Of all people surprised that I became an evangelical Christian, I'm the most surprised.

by Kirsten Powers

http://www.christianitytoday.com/ct/2013/november/fox-news-highly-reluctant-jesus-follower-kirsten-powers.html

 

 
Just seven years ago, if someone had told me that I'd be writing for Christianity Today magazine about how I came to believe in God, I would have laughed out loud. If there was one thing in which I was completely secure, it was that I would never adhere to any religion—especially to evangelical Christianity, which I held in particular contempt.

I grew up in the Episcopal Church in Alaska, but my belief was superficial and flimsy. It was borrowed from my archaeologist father, who was so brilliant he taught himself to speak and read Russian. When I encountered doubt, I would fall back on the fact that he believed.

Leaning on my father's faith got me through high school. But by college it wasn't enough, especially because as I grew older he began to confide in me his own doubts. What little faith I had couldn't withstand this revelation. From my early 20s on, I would waver between atheism and agnosticism, never coming close to considering that God could be real.

After college I worked as an appointee in the Clinton administration from 1992 to 1998. The White House surrounded me with intellectual people who, if they had any deep faith in God, never expressed it. Later, when I moved to New York, where I worked in Democratic politics, my world became aggressively secular. Everyone I knew was politically left-leaning, and my group of friends was overwhelmingly atheist.

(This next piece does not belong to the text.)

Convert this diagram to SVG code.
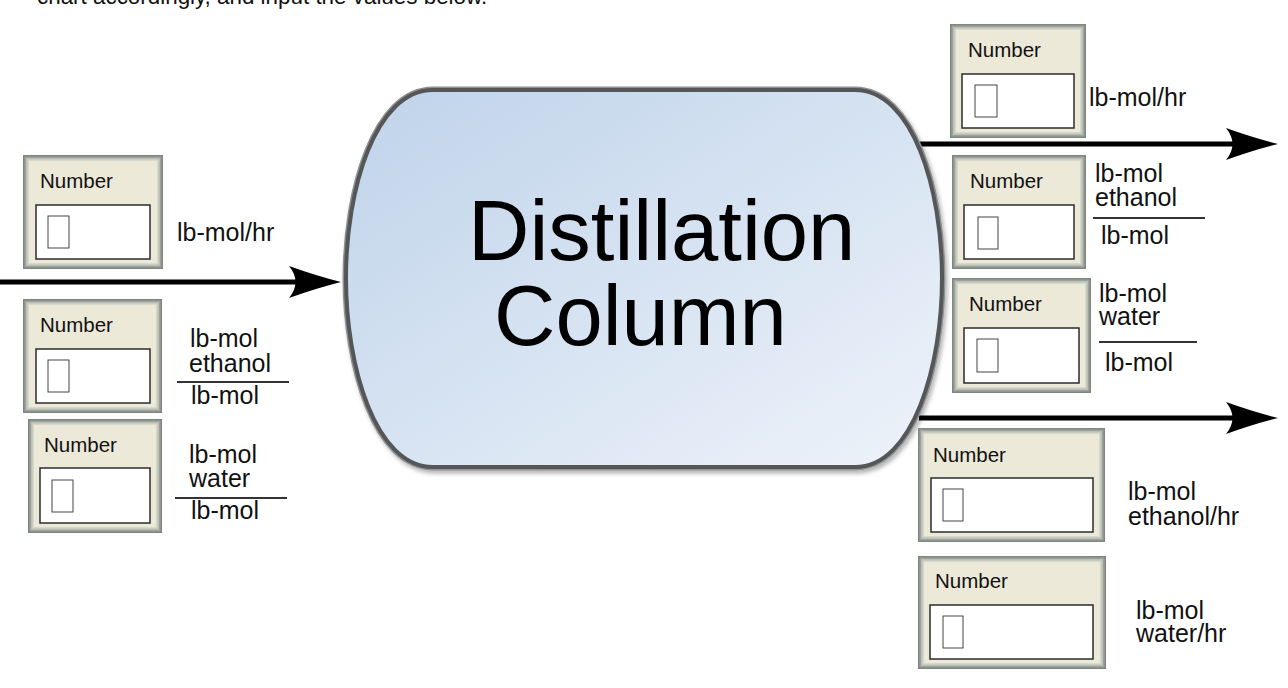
<svg xmlns="http://www.w3.org/2000/svg" width="1288" height="688" viewBox="0 0 1288 688">
  <style>
    text { font-family: "Liberation Sans", Arial, sans-serif; fill: #111; }
    .hdr { font-size: 22.4px; }
    .num { font-size: 20.5px; }
    .unit { font-size: 25px; }
    .big { font-size: 85px; fill: #000; }
    .f0 { fill: #7f867f; }
    .f1 { fill: #9ca39a; }
    .f2 { fill: #b9bfb5; }
    .f3 { fill: #d6d8cb; }
    .bg { fill: #ece9d8; }
    .inp { fill: #fff; stroke: #2b2b2b; stroke-width: 1.5; }
    .car { fill: #fff; stroke: #444; stroke-width: 1; }
    .bar { stroke: #333; stroke-width: 2; }
    .flow { stroke: #000; stroke-width: 5; fill: none; marker-end: url(#head); }
    .rim { fill: none; stroke: #8e9092; stroke-width: 7; }
    .edge { fill: url(#colfill); stroke: #555658; stroke-width: 4; }
  </style>
  <defs>
    <linearGradient id="colfill" x1="0" y1="0" x2="1" y2="1">
      <stop offset="0" stop-color="#bfd3ea"/>
      <stop offset="1" stop-color="#eef3fa"/>
    </linearGradient>
    <filter id="shadow" x="-5%" y="-5%" width="115%" height="115%">
      <feDropShadow dx="2" dy="3" stdDeviation="2" flood-color="#000" flood-opacity="0.3"/>
    </filter>
    <marker id="head" viewBox="0 0 52 32" refX="32" refY="16" markerWidth="52" markerHeight="32" markerUnits="userSpaceOnUse" orient="auto">
      <path d="M52,16 Q28,10 0,0 Q13,16 0,32 Q28,22 52,16 Z" fill="#000"/>
    </marker>
  </defs>

  <rect width="1288" height="688" fill="#fff"/>

  <text class="hdr" x="37" y="4">chart accordingly, and input the values below.</text>

  <g id="connectors">
    <line class="flow" x1="0" y1="282" x2="321" y2="282"/>
    <line class="flow" x1="919" y1="144" x2="1258" y2="144"/>
    <line class="flow" x1="919" y1="418" x2="1258" y2="418"/>
  </g>

  <g id="column">
    <g filter="url(#shadow)">
      <path class="rim" d="M433,90 L855,90 C913,90 942,190 942,278 C942,366 913,467 855,467 L433,467 C375,467 346,366 346,278 C346,190 375,90 433,90 Z"/>
    </g>
    <path class="edge" d="M433,90 L855,90 C913,90 942,190 942,278 C942,366 913,467 855,467 L433,467 C375,467 346,366 346,278 C346,190 375,90 433,90 Z"/>
    <text class="big"><tspan x="468" y="260">Distillation</tspan><tspan x="494" y="345">Column</tspan></text>
  </g>

  <g id="in-flow">
    <rect class="f0" x="23" y="155" width="140" height="114"/>
    <rect class="f1" x="24.5" y="156.5" width="137" height="111"/>
    <rect class="f2" x="26" y="158" width="134" height="108"/>
    <rect class="f3" x="27.5" y="159.5" width="131" height="105"/>
    <rect class="bg" x="29" y="161" width="128" height="102"/>
    <text class="num" x="40" y="188">Number</text>
    <rect class="inp" x="36" y="205" width="114" height="54"/>
    <rect class="car" x="48" y="216" width="21" height="32"/>
    <text class="unit" x="177" y="241">lb-mol/hr</text>
  </g>

  <g id="in-ethanol">
    <rect class="f0" x="23" y="299" width="139" height="114"/>
    <rect class="f1" x="24.5" y="300.5" width="136" height="111"/>
    <rect class="f2" x="26" y="302" width="133" height="108"/>
    <rect class="f3" x="27.5" y="303.5" width="130" height="105"/>
    <rect class="bg" x="29" y="305" width="127" height="102"/>
    <text class="num" x="40" y="332">Number</text>
    <rect class="inp" x="36" y="349" width="114" height="54"/>
    <rect class="car" x="48" y="360" width="21" height="32"/>
    <text class="unit"><tspan x="190" y="347">lb-mol</tspan><tspan x="189" y="372">ethanol</tspan><tspan x="191" y="404">lb-mol</tspan></text>
    <line class="bar" x1="177" y1="382" x2="289" y2="382"/>
  </g>

  <g id="in-water">
    <rect class="f0" x="28" y="419" width="134" height="114"/>
    <rect class="f1" x="29.5" y="420.5" width="131" height="111"/>
    <rect class="f2" x="31" y="422" width="128" height="108"/>
    <rect class="f3" x="32.5" y="423.5" width="125" height="105"/>
    <rect class="bg" x="34" y="425" width="122" height="102"/>
    <text class="num" x="44" y="452">Number</text>
    <rect class="inp" x="40" y="468" width="110" height="55"/>
    <rect class="car" x="52" y="480" width="21" height="32"/>
    <text class="unit"><tspan x="189" y="463">lb-mol</tspan><tspan x="189" y="487">water</tspan><tspan x="191" y="519">lb-mol</tspan></text>
    <line class="bar" x1="175" y1="498" x2="287" y2="498"/>
  </g>

  <g id="top-flow">
    <rect class="f0" x="950" y="24" width="136" height="114"/>
    <rect class="f1" x="951.5" y="25.5" width="133" height="111"/>
    <rect class="f2" x="953" y="27" width="130" height="108"/>
    <rect class="f3" x="954.5" y="28.5" width="127" height="105"/>
    <rect class="bg" x="956" y="30" width="124" height="102"/>
    <text class="num" x="968" y="57">Number</text>
    <rect class="inp" x="962" y="74" width="112" height="54"/>
    <rect class="car" x="975" y="85" width="22" height="32"/>
    <text class="unit" x="1089" y="106">lb-mol/hr</text>
  </g>

  <g id="top-ethanol">
    <rect class="f0" x="952" y="155" width="134" height="114"/>
    <rect class="f1" x="953.5" y="156.5" width="131" height="111"/>
    <rect class="f2" x="955" y="158" width="128" height="108"/>
    <rect class="f3" x="956.5" y="159.5" width="125" height="105"/>
    <rect class="bg" x="958" y="161" width="122" height="102"/>
    <text class="num" x="970" y="188">Number</text>
    <rect class="inp" x="964" y="205" width="110" height="54"/>
    <rect class="car" x="978" y="217" width="20" height="32"/>
    <text class="unit"><tspan x="1095" y="182">lb-mol</tspan><tspan x="1095" y="206">ethanol</tspan><tspan x="1101" y="244">lb-mol</tspan></text>
    <line class="bar" x1="1093" y1="218" x2="1205" y2="218"/>
  </g>

  <g id="top-water">
    <rect class="f0" x="952" y="278" width="139" height="115"/>
    <rect class="f1" x="953.5" y="279.5" width="136" height="112"/>
    <rect class="f2" x="955" y="281" width="133" height="109"/>
    <rect class="f3" x="956.5" y="282.5" width="130" height="106"/>
    <rect class="bg" x="958" y="284" width="127" height="103"/>
    <text class="num" x="969" y="311">Number</text>
    <rect class="inp" x="964" y="328" width="115" height="55"/>
    <rect class="car" x="977" y="339" width="21" height="33"/>
    <text class="unit"><tspan x="1099" y="302">lb-mol</tspan><tspan x="1099" y="325">water</tspan><tspan x="1105" y="371">lb-mol</tspan></text>
    <line class="bar" x1="1099" y1="342" x2="1197" y2="342"/>
  </g>

  <g id="bottom-ethanol">
    <rect class="f0" x="918" y="428" width="187" height="114"/>
    <rect class="f1" x="919.5" y="429.5" width="184" height="111"/>
    <rect class="f2" x="921" y="431" width="181" height="108"/>
    <rect class="f3" x="922.5" y="432.5" width="178" height="105"/>
    <rect class="bg" x="924" y="434" width="175" height="102"/>
    <text class="num" x="933" y="462">Number</text>
    <rect class="inp" x="931" y="478" width="162" height="54"/>
    <rect class="car" x="943" y="489" width="20" height="32"/>
    <text class="unit"><tspan x="1128" y="500">lb-mol</tspan><tspan x="1128" y="525">ethanol/hr</tspan></text>
  </g>

  <g id="bottom-water">
    <rect class="f0" x="918" y="556" width="188" height="113"/>
    <rect class="f1" x="919.5" y="557.5" width="185" height="110"/>
    <rect class="f2" x="921" y="559" width="182" height="107"/>
    <rect class="f3" x="922.5" y="560.5" width="179" height="104"/>
    <rect class="bg" x="924" y="562" width="176" height="101"/>
    <text class="num" x="935" y="588">Number</text>
    <rect class="inp" x="930" y="605" width="163" height="54"/>
    <rect class="car" x="943" y="616" width="20" height="32"/>
    <text class="unit"><tspan x="1136" y="619">lb-mol</tspan><tspan x="1136" y="642">water/hr</tspan></text>
  </g>
</svg>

I sometimes hear Christians talk about how terrible life must be for atheists. But our lives were not terrible. Life actually seemed pretty wonderful, filled with opportunity and good conversation and privilege. I know now that it was not as wonderful as it could have been. But you don't know what you don't know. How could I have missed something I didn't think existed?

 

 

Rest of article at the link.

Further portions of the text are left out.